The shape of variable a is of rank 2, but both dimensions are not known: it is named partially known shape. Its value is TensorShape([None, None]).

The shape of variable x is unknown, neither the rank nor the dimensions are known. Its value is TensorShape(None).

That is where, if possible, setting the shape manually can help get a more precise shape than TensorShape([None, None]) or TensorShape(None).

To set the unknown shape dimensions:

a = Input((None, 10))
a.set_shape((10,10,10))
print(a.shape)

Note that shape setting requires to preserve the shape rank and known dimensions. IF I write:

a.set_shape((10,10,10))

it leads to a value error

ValueError: Shapes (?, ?, 10) and (10, 10, 11) are not compatible

Setting the shape enables further operators to compute the shape.

Since Tensorflow does not have a concept of Layers (it is much more based on Operators and Scopes), the set_shape() function is the method for shape inference without running the graph.

Shape setting for Layers

Let’s come back to the initial example, where a layer, the Embedding layer, is a concept involved in the middle of the Keras graph definition.

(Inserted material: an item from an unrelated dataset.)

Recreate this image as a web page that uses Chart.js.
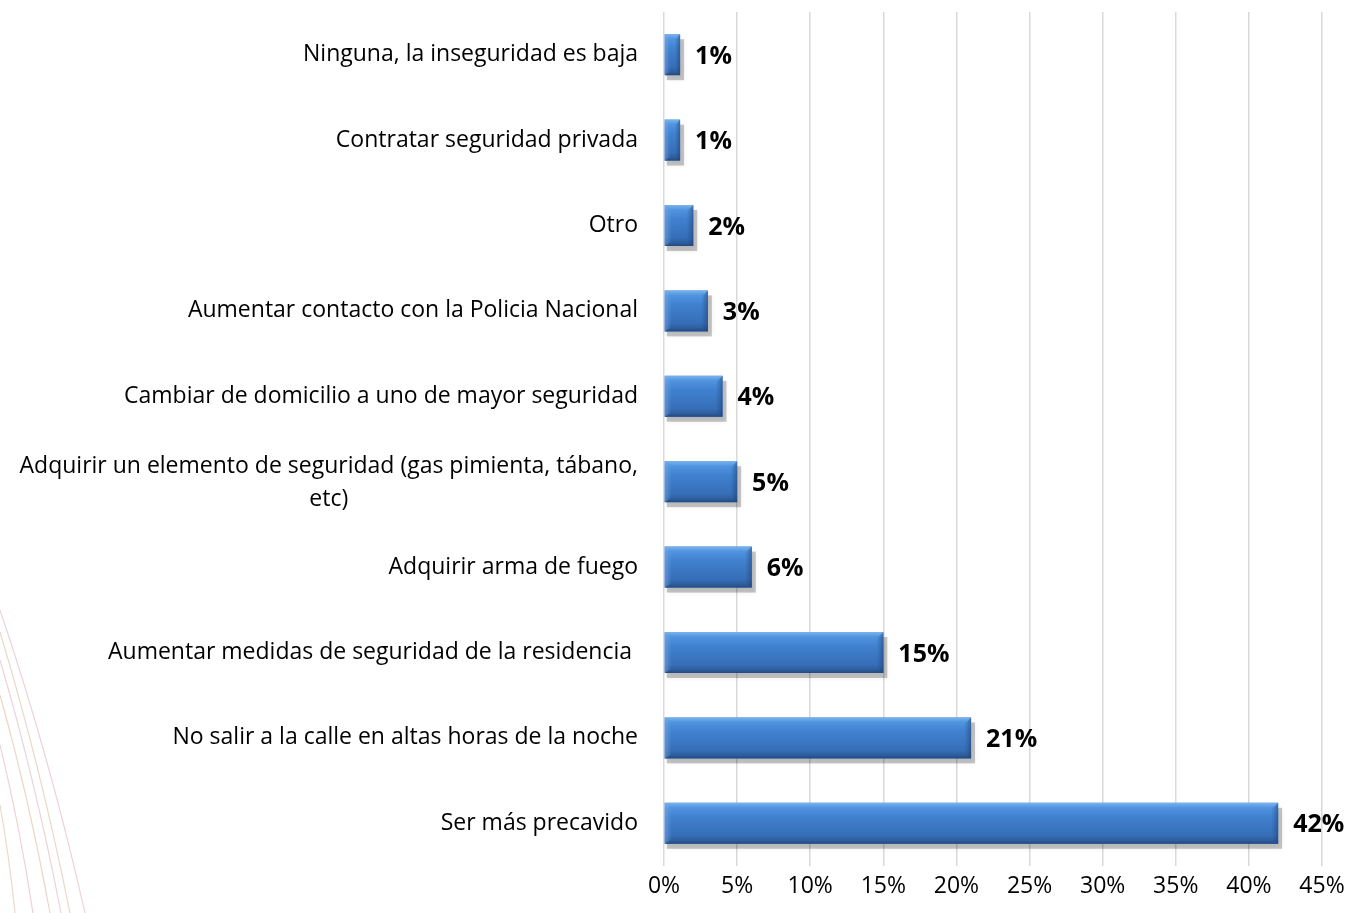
<!DOCTYPE html>
<html>
<head>
<meta charset="utf-8">
<script src="https://cdn.jsdelivr.net/npm/chart.js@4.4.1/dist/chart.umd.min.js"></script>
<style>
  html, body { margin: 0; padding: 0; background: #ffffff; }
  #wrap { width: 1345px; height: 913px; position: relative; }
</style>
</head>
<body>
<div id="wrap"><canvas id="c"></canvas></div>
<script>
const categories = [
  "Ninguna, la inseguridad es baja",
  "Contratar seguridad privada",
  "Otro",
  "Aumentar contacto con la Policia Nacional",
  "Cambiar de domicilio a uno de mayor seguridad",
  ["Adquirir un elemento de seguridad (gas pimienta, tábano,", "etc)"],
  "Adquirir arma de fuego",
  "Aumentar medidas de seguridad de la residencia ",
  "No salir a la calle en altas horas de la noche",
  "Ser más precavido"
];
const values = [1.1, 1.1, 2.0, 3.0, 4.0, 5.0, 6.0, 15.0, 21.0, 42.0];
const valueLabels = ["1%", "1%", "2%", "3%", "4%", "5%", "6%", "15%", "21%", "42%"];
const xTicks = [0, 5, 10, 15, 20, 25, 30, 35, 40, 45];

const FONT = "'Open Sans', 'DejaVu Sans', sans-serif";

const bgArcs = {
  id: 'bgArcs',
  beforeDraw(chart) {
    const ctx = chart.ctx;
    const starts = [610, 632, 660, 695, 745, 805];
    const ends = [85, 70, 61, 50, 33, 15];
    ctx.save();
    ctx.lineWidth = 1.1;
    for (let i = 0; i < starts.length; i++) {
      ctx.strokeStyle = i % 2 ? 'rgba(225,190,165,0.65)' : 'rgba(232,180,185,0.65)';
      const sy = starts[i], ex = ends[i];
      const mx = ex / 2, my = (sy + 913) / 2;
      ctx.beginPath();
      ctx.moveTo(0, sy);
      ctx.quadraticCurveTo(mx + ex * 0.08, my - 6, ex, 913);
      ctx.stroke();
    }
    ctx.restore();
  }
};

const barStyle = {
  id: 'barStyle',
  beforeDatasetsDraw(chart) {
    const ctx = chart.ctx;
    const meta = chart.getDatasetMeta(0);
    ctx.save();
    meta.data.forEach(el => {
      const x0 = el.base, x1 = el.x, h = el.height;
      const y0 = el.y - h / 2;
      ctx.fillStyle = 'rgba(0,0,0,0.22)';
      ctx.shadowColor = 'rgba(0,0,0,0.35)';
      ctx.shadowBlur = 5;
      ctx.fillRect(x0 + 2, y0 + 5, x1 - x0 + 2, h);
    });
    ctx.restore();
  },
  afterDatasetsDraw(chart) {
    const ctx = chart.ctx;
    const meta = chart.getDatasetMeta(0);
    ctx.save();
    meta.data.forEach((el, i) => {
      const x0 = el.base, x1 = el.x, h = el.height;
      const y0 = el.y - h / 2, y1 = el.y + h / 2;
      const g = ctx.createLinearGradient(0, y0, 0, y1);
      g.addColorStop(0, '#7ab4ee');
      g.addColorStop(0.12, '#5093df');
      g.addColorStop(0.35, '#4081cf');
      g.addColorStop(0.8, '#366eb7');
      g.addColorStop(0.92, '#2d5e9e');
      g.addColorStop(1, '#24497c');
      ctx.fillStyle = g;
      ctx.fillRect(x0, y0, x1 - x0, h);
      const bw = Math.min(7, (x1 - x0) * 0.35);
      const gr = ctx.createLinearGradient(x1 - bw, 0, x1, 0);
      gr.addColorStop(0, 'rgba(40,80,140,0)');
      gr.addColorStop(1, 'rgba(30,60,110,0.55)');
      ctx.fillStyle = gr;
      ctx.beginPath();
      ctx.moveTo(x1 - bw, y0 + bw);
      ctx.lineTo(x1, y0);
      ctx.lineTo(x1, y1);
      ctx.lineTo(x1 - bw, y1 - bw * 0.6);
      ctx.closePath();
      ctx.fill();
      const gl = ctx.createLinearGradient(x0, 0, x0 + bw, 0);
      gl.addColorStop(0, 'rgba(120,170,230,0.6)');
      gl.addColorStop(1, 'rgba(120,170,230,0)');
      ctx.fillStyle = gl;
      ctx.beginPath();
      ctx.moveTo(x0, y0);
      ctx.lineTo(x0 + bw, y0 + bw);
      ctx.lineTo(x0 + bw, y1 - bw * 0.6);
      ctx.lineTo(x0, y1);
      ctx.closePath();
      ctx.fill();
      ctx.fillStyle = '#000000';
      ctx.font = "bold 25px " + FONT;
      ctx.textAlign = 'left';
      ctx.textBaseline = 'middle';
      ctx.fillText(valueLabels[i], x1 + 15, el.y + 2);
    });
    ctx.restore();
  }
};

const yLabels = {
  id: 'yLabels',
  afterDraw(chart) {
    const ctx = chart.ctx;
    const ys = chart.scales.y;
    const right = chart.chartArea.left - 26;
    ctx.save();
    ctx.fillStyle = '#000000';
    ctx.font = "23px " + FONT;
    ctx.textBaseline = 'middle';
    categories.forEach((lab, i) => {
      const y = ys.getPixelForValue(i);
      if (Array.isArray(lab)) {
        const w0 = ctx.measureText(lab[0]).width;
        const cx = right - w0 / 2;
        ctx.textAlign = 'center';
        const lh = 33;
        lab.forEach((line, k) => {
          ctx.fillText(line, cx, y + 1 + (k - (lab.length - 1) / 2) * lh);
        });
      } else {
        ctx.textAlign = 'right';
        ctx.fillText(lab, right, y);
      }
    });
    ctx.restore();
  }
};

new Chart(document.getElementById('c'), {
  type: 'bar',
  data: {
    labels: categories,
    datasets: [{
      data: values,
      backgroundColor: '#4081cf',
      borderWidth: 0,
      barPercentage: 0.96,
      categoryPercentage: 0.5
    }]
  },
  options: {
    indexAxis: 'y',
    responsive: true,
    maintainAspectRatio: false,
    animation: false,
    layout: { padding: { top: 12, right: 23, left: 0, bottom: 0 } },
    plugins: { legend: { display: false }, tooltip: { enabled: false } },
    scales: {
      x: {
        min: 0, max: 45,
        afterBuildTicks(scale) { scale.ticks = xTicks.map(v => ({ value: v })); },
        afterFit(scale) { scale.height = 47; scale.paddingRight = 0; scale.paddingLeft = 0; },
        grid: { color: '#d9d9d9', lineWidth: 1.5, drawTicks: false },
        border: { display: false },
        ticks: {
          padding: 7,
          color: '#000000',
          font: { family: FONT, size: 23 },
          callback: v => v + '%'
        }
      },
      y: {
        afterFit(scale) { scale.width = 664; },
        grid: { display: false },
        border: { display: false },
        ticks: { display: false }
      }
    }
  },
  plugins: [bgArcs, barStyle, yLabels]
});
</script>
</body>
</html>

The concept of layers gives a struture to the neural networks, enabling to run through the layers later on:

from keras.models import Model
a = Input((11,))
x = Embedding(1000, 10, trainable=False, input_length=10, name="word_embedding")(a)
m = Model(a,x)
for l in m.layers:
    print(l.name)

returns the name of each layers: input_1, word_embedding.

Still, when a shape cannot be inferred, it is possible to set it also, so that further layers benefit from their output shape information.

Let’s see in practice, with a simple custom concatenate Layer.

For the purpose, let me introduce an error in the compute_output_shape() function, adding 2 to the last shape dimension, as I did in the Embedding layer at the begining of this article, setting input_length to 10 instead of 12:

from keras.engine.topology import Layer
class MyConcatenateLayer(Layer):

    def call(self, inputs):
        return K.concatenate(inputs)

    def compute_output_shape(self, input_shape):
        print(input_shape) # [(None, 10), (None, 12)]
        return (None, input_shape[0][1] + input_shape[1][1] + 2)

from keras.layers import Input, Embedding
from keras import backend as K
a = Input((10,))
b = Input((12,))
c = MyConcatenateLayer()([a,b])
print(c.shape) # (?, 22)
print(c._keras_shape) # (?, 24)

The code will run without error, as well as the graph evaluation on values for inputs.

As you can see, Keras adds attributes to Tensor such as _keras_shape, to be able to retrieve layers information. This can be useful for layer weight saving for example.

The Keras K.int_shape() method relies on _keras_shape attribute to return the result, leading to propagation of the error.

Since shapes can vary in rank and their values can be None, it is difficult, on such a simple concatenation example, to be sure to cover all cases in the shape inference function and this leads to errors.

A note on CNTK

CNTK distinguishes unknown dimensions into 2 categories:

the inferred dimensions whose value is to be inferred by the system and is printed with -1 instead of the question mark ?. For example, in the matrix multiplication A x B between tensors A and B, the last dimension of A can be inferred by the system given the first dimension of B. See here
the free dimensions whose value is known only when data is bound to the variable and is printed with -3

Well done!

Now, you are aware of the Why of the shape setting, its advantages and its risks.